The chiefs were suspicious and wary, not disposed to talk, but were good listeners. After two days, passed in “making heart,” they said they could not give an answer without “Old Win-ne-muc-ca,” the head chief of all the Shoshones, Snakes.
The council was adjourned, and this celebrated old fraud was sent for, a distance of one hundred miles.
Meanwhile we waited for his appearance, sometimes visiting the Indian camps several miles away.
On one occasion I went on horseback and alone with We-ah-we-wa. He seemed anxious to give warning to his people of our coming, and sent runners ahead on foot for that purpose. As we rode away from our camp I had some misgivings, when I remembered that the man beside me was one of the most bloodthirsty savages that had ever led a band of braves to a banquet of blood. He it was who had directed, and assisted too, in the many scenes of robbery and murder on the Cañon City road.
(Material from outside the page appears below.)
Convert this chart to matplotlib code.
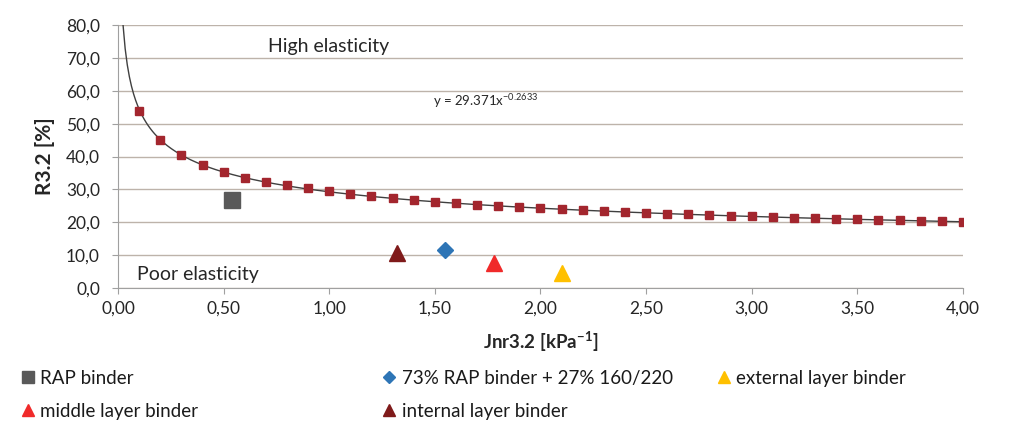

He was more than an ordinary man in mental power, had in former years, while a captive, lived on Warm Springs Reservation, had learned the Chinook jargon, and could speak “Boston” sufficiently well to make himself understood.
After leaving our camp, and while en route to his,
he told me of his capture years before; of his confinement in a guard-house, and exhibited the scars that had been made by the fetters he had worn; then of his escape and subsequent adventures, and narrow escape from recapture and death.
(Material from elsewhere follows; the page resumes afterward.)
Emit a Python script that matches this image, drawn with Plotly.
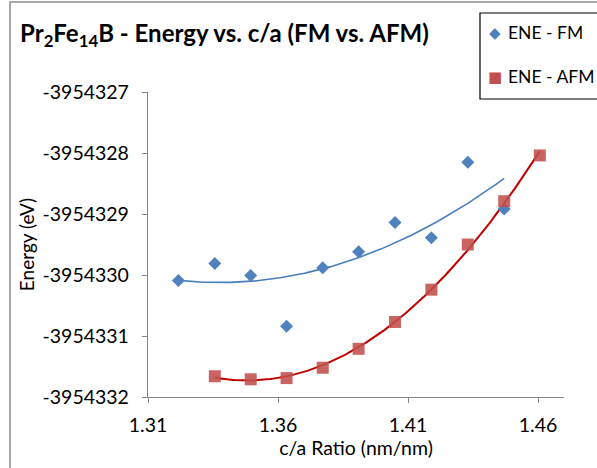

He did not appear to shrink from mention of his own crimes and exploits, but sought to impress me constantly that he had only acted in defence of his own rights. There was in the face of this man a cunning, treacherous look that was anything but reassuring.
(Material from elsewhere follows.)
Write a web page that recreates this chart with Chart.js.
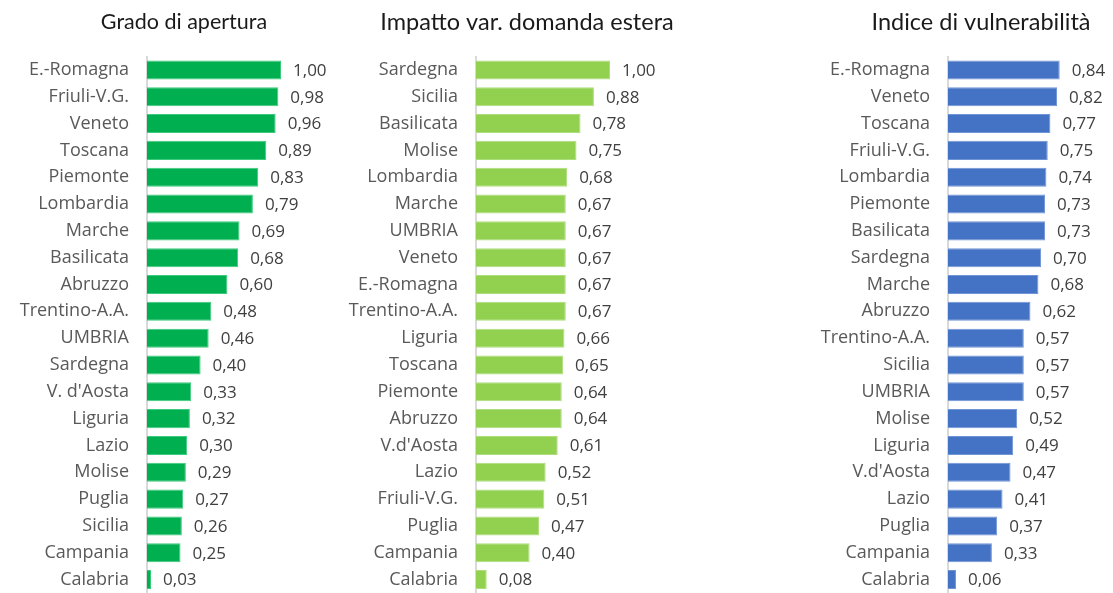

On crossing a little stream fringed with willows, we came suddenly on his camp. Not a house, tent, or lodge was to be seen, but scattered around among the sage bushes were several half-circular wind-brakes, made of sage-brush and willows. The women and children ran out at our approach. The chief called them back. They came shyly, and with wondering eyes gazed on the man who had come to move them to a new home. I learned from him that they had never been to the post, and that few white men had ever called on him; hence the curiosity they had on being close enough to see how a white man looked. This chief was the owner of three sleek, fat, healthy-looking wives; they lived on roots, fish, and grasshoppers. The entire outfit for house-keeping was carried from one camping place to another on the backs of the squaws.